PROBLEM REQUIREMENTS -
Can you set down, exactly as they appear below, the lines from the opening of the material through the one bearing "ELL_SIZE = 57 ** 2", minus the pictures?

COLLECTED DATA -

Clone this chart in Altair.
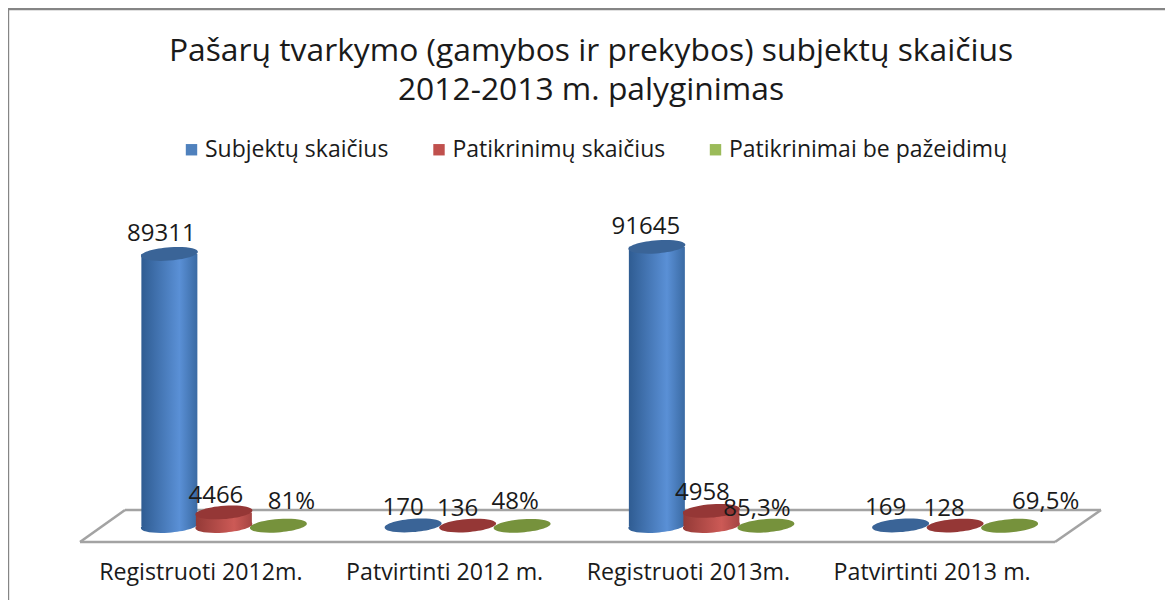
import altair as alt
import pandas as pd

categories = ["Registruoti 2012m.", "Patvirtinti 2012 m.", "Registruoti 2013m.", "Patvirtinti 2013 m."]
series = ["Subjektų skaičius", "Patikrinimų skaičius", "Patikrinimai be pažeidimų"]
subjektai = [89311, 170, 91645, 169]
patikrinimai = [4466, 136, 4958, 128]
be_pazeidimu = [81, 48, 85.3, 69.5]
labels_subjektai = ["89311", "170", "91645", "169"]
labels_patikrinimai = ["4466", "136", "4958", "128"]
labels_be = ["81%", "48%", "85,3%", "69,5%"]
title_lines = ["Pašarų tvarkymo (gamybos ir prekybos) subjektų skaičius", "2012-2013 m. palyginimas"]

rows = []
for s, vals, labs in zip(series, [subjektai, patikrinimai, be_pazeidimu],
                         [labels_subjektai, labels_patikrinimai, labels_be]):
    for c, v, l in zip(categories, vals, labs):
        rows.append({"cat": c, "ser": s, "val": v, "lab": l})
df = pd.DataFrame(rows)

FONT = "Open Sans"
TXT = "#1a1a1a"
TOP = 130          # space above the view
VIEW_W, VIEW_H = 1157, 420
BASE = 526 - 8 - TOP

x_scale = alt.Scale(domain=categories, range=[94, 1069], paddingInner=0, paddingOuter=0)
off_scale = alt.Scale(domain=series, paddingInner=0, paddingOuter=0.736)
y_scale = alt.Scale(domain=[0, 100000], range=[BASE, BASE - 304.6], nice=False, zero=False, clamp=False)

X = alt.X("cat:N", scale=x_scale, sort=categories,
          axis=alt.Axis(title=None, domain=False, ticks=False, grid=False, labelAngle=0,
                        labelFont=FONT, labelFontSize=23.2, labelColor=TXT, labelPadding=3,
                        labelOffset=-23, labelLimit=300))
XO = alt.XOffset("ser:N", scale=off_scale, sort=series)
Y = alt.Y("val:Q", scale=y_scale, axis=None)
Y0 = alt.Y("zero:Q", scale=y_scale, axis=None)

# custom symbol paths span -1..1 and are scaled by half the square root of size
ELLIPSE = "M-1,0.07 A1,0.23 -4.5 1 1 1,-0.07 A1,0.23 -4.5 1 1 -1,0.07 Z"
ELL_SIZE = 57 ** 2


def grad(c1, c2, c3):
    return alt.LinearGradient(gradient="linear", x1=0, y1=0, x2=1, y2=0,
                              stops=[alt.GradientStop(offset=0, color=c1),
                                     alt.GradientStop(offset=0.68, color=c2),
                                     alt.GradientStop(offset=1, color=c3)])


styles = {
    series[0]: (grad("#2f5c92", "#5a90d6", "#3a6aa3"), "#3a6497"),
    series[1]: (grad("#943a37", "#cc5a56", "#a54442"), "#953736"),
    series[2]: (grad("#6d8834", "#a3c45e", "#7a963e"), "#76923c"),
}


def line(x1, y1, x2, y2, color="#a3a3a3", w=2.6):
    return alt.Chart(pd.DataFrame({"d": [0]})).mark_rule(color=color, strokeWidth=w).encode(
        x=alt.value(x1 - 8), x2=alt.value(x2 - 8),
        y=alt.value(y1 - 8 - TOP), y2=alt.value(y2 - 8 - TOP))


# outer frame and floor, in page pixels
decor = [
    line(8, 9, 1165, 9, "#858585", 2.4),
    line(8, 9, 8, 600, "#858585", 2.4),
    line(80, 542, 1055, 542),
    line(125, 510, 1101, 510),
    line(80, 542, 125, 510),
    line(1055, 542, 1101, 510),
]

base = alt.Chart(df).transform_calculate(zero="0")
tall = base.transform_filter(alt.datum.val > 1000)

# flat bars carry the legend's colours
legend_bars = tall.mark_bar(size=54).encode(
    x=X, xOffset=XO, y=Y, y2=alt.Y2("zero:Q"),
    color=alt.Color("ser:N", sort=series,
                    scale=alt.Scale(domain=series, range=["#4f81bd", "#c0504d", "#9bbb59"]),
                    legend=alt.Legend(title=None, orient="none", legendX=172, legendY=130 - TOP,
                                      direction="horizontal", columns=3, columnPadding=38.5,
                                      symbolType="square", symbolSize=130, symbolStrokeWidth=0,
                                      labelFont=FONT, labelFontSize=23, labelColor=TXT,
                                      labelLimit=400, labelOffset=2)),
)

layers = decor + [legend_bars]
for s in series:
    body, top = styles[s]
    sub = base.transform_filter(alt.datum.ser == s)
    sub_tall = sub.transform_filter(alt.datum.val > 1000)
    layers.append(sub_tall.mark_point(filled=True, shape=ELLIPSE, size=ELL_SIZE, fill=body, opacity=1, stroke=None)
                  .encode(x=X, xOffset=XO, y=Y0))
    layers.append(sub_tall.mark_bar(size=56, fill=body).encode(x=X, xOffset=XO, y=Y, y2=alt.Y2("zero:Q")))
    layers.append(sub.mark_point(filled=True, shape=ELLIPSE, size=ELL_SIZE, fill=top, opacity=1, stroke=None)
                  .encode(x=X, xOffset=XO, y=Y))

# hand placement of the data labels, as in the original chart
nudges = {
    (series[0], 0): (-8, -20), (series[1], 0): (-8, -16), (series[2], 0): (13, -24),
    (series[0], 1): (-10, -17), (series[1], 1): (-10, -17), (series[2], 1): (-7, -24),
    (series[0], 2): (-11, -20), (series[1], 2): (-9, -18), (series[2], 2): (-9, -17),
    (series[0], 3): (-15, -17), (series[1], 3): (-11, -17), (series[2], 3): (36, -24),
}
for (s, i), (dx, dy) in nudges.items():
    layers.append(
        base.transform_filter((alt.datum.ser == s) & (alt.datum.cat == categories[i]))
        .mark_text(font=FONT, fontSize=24, color=TXT, dx=dx, dy=dy, baseline="middle", align="center")
        .encode(x=X, xOffset=XO, y=Y, text="lab:N")
    )

chart = alt.layer(*layers).properties(
    width=VIEW_W, height=VIEW_H,
    title=alt.TitleParams(text=title_lines, font=FONT, fontSize=31.8, fontWeight="normal",
                          color=TXT, anchor="middle", dx=4.5, offset=-99, lineHeight=39),
    autosize=alt.AutoSizeParams(type="none"),
    padding={"left": 0, "top": TOP, "right": 0, "bottom": 42},
).configure_view(stroke=None)

chart.save("out.html", embed_options={"renderer": "svg", "actions": False})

COMPLETED EXERCISE -
Clone this chart in Altair.
import altair as alt
import pandas as pd

categories = ["Registruoti 2012m.", "Patvirtinti 2012 m.", "Registruoti 2013m.", "Patvirtinti 2013 m."]
series = ["Subjektų skaičius", "Patikrinimų skaičius", "Patikrinimai be pažeidimų"]
subjektai = [89311, 170, 91645, 169]
patikrinimai = [4466, 136, 4958, 128]
be_pazeidimu = [81, 48, 85.3, 69.5]
labels_subjektai = ["89311", "170", "91645", "169"]
labels_patikrinimai = ["4466", "136", "4958", "128"]
labels_be = ["81%", "48%", "85,3%", "69,5%"]
title_lines = ["Pašarų tvarkymo (gamybos ir prekybos) subjektų skaičius", "2012-2013 m. palyginimas"]

rows = []
for s, vals, labs in zip(series, [subjektai, patikrinimai, be_pazeidimu],
                         [labels_subjektai, labels_patikrinimai, labels_be]):
    for c, v, l in zip(categories, vals, labs):
        rows.append({"cat": c, "ser": s, "val": v, "lab": l})
df = pd.DataFrame(rows)

FONT = "Open Sans"
TXT = "#1a1a1a"
TOP = 130          # space above the view
VIEW_W, VIEW_H = 1157, 420
BASE = 526 - 8 - TOP

x_scale = alt.Scale(domain=categories, range=[94, 1069], paddingInner=0, paddingOuter=0)
off_scale = alt.Scale(domain=series, paddingInner=0, paddingOuter=0.736)
y_scale = alt.Scale(domain=[0, 100000], range=[BASE, BASE - 304.6], nice=False, zero=False, clamp=False)

X = alt.X("cat:N", scale=x_scale, sort=categories,
          axis=alt.Axis(title=None, domain=False, ticks=False, grid=False, labelAngle=0,
                        labelFont=FONT, labelFontSize=23.2, labelColor=TXT, labelPadding=3,
                        labelOffset=-23, labelLimit=300))
XO = alt.XOffset("ser:N", scale=off_scale, sort=series)
Y = alt.Y("val:Q", scale=y_scale, axis=None)
Y0 = alt.Y("zero:Q", scale=y_scale, axis=None)

# custom symbol paths span -1..1 and are scaled by half the square root of size
ELLIPSE = "M-1,0.07 A1,0.23 -4.5 1 1 1,-0.07 A1,0.23 -4.5 1 1 -1,0.07 Z"
ELL_SIZE = 57 ** 2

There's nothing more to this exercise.